Associated members: Jaewook Lee
Active learning for efficient identification of optimal operating condition of SMB process
The simulated moving bed (SMB) process is a chromatographic process that enables continuous separation of mixtures. The continuous separation is made possible by arranging several, i.e., four or more, columns and periodically switching the positions of the inlet ports of the feed and desorbent, and the outlet ports of the products, thus giving the effect equivalent to rotating the solid phase. Compared to conventional batch chromatography, the SMB process is preferred for industrial-scale separations as it reduces the quantity of the stationary phase and desorbent used while achieving high purity and yield.

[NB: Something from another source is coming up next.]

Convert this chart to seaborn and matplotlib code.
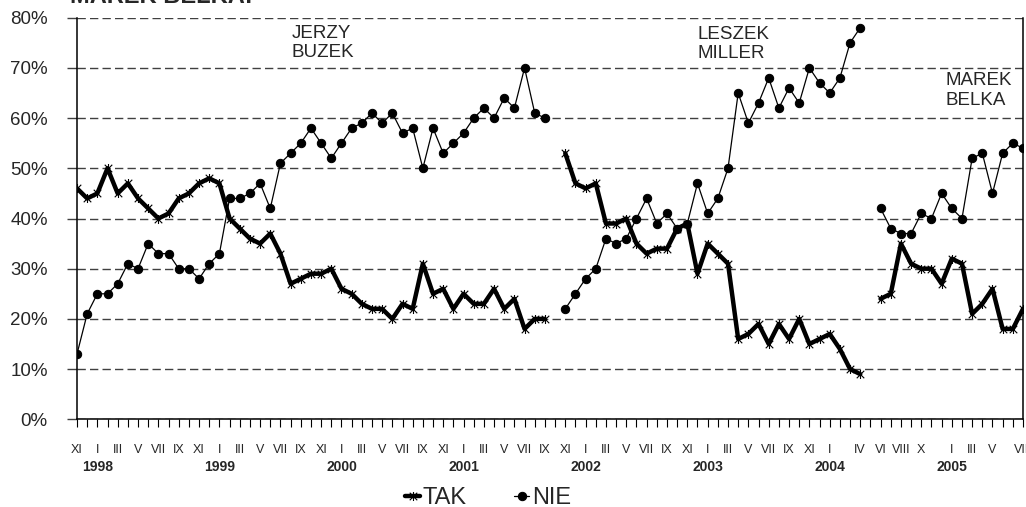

In industrial operation, it important to quickly find the optimal operating conditions for a new separation task, because off-spec products are produced during the test runs, which can be expensive. On the other hand, the SMB process takes a long time to reach a cyclic steady state when operating conditions are changed. Therefore, methods such as random search or grid search to identify optimal or even feasible operating conditions are not appropriate. In this case, it can be helpful to use a first principles-based model, but a high-fidelity model of the SMB process can take a long time to simulate, hours or even days, making it difficult to use in practice.
Therefore, we aim to develop an automated algorithm that efficiently recommends new operating conditions to try based on the results of previous tests, so that the optimal operating condition may be found quickly. Bayesian optimization, one of the representative active learning methods, is further developed and tailored to this purpose.
Associated members: Woohyun Jeong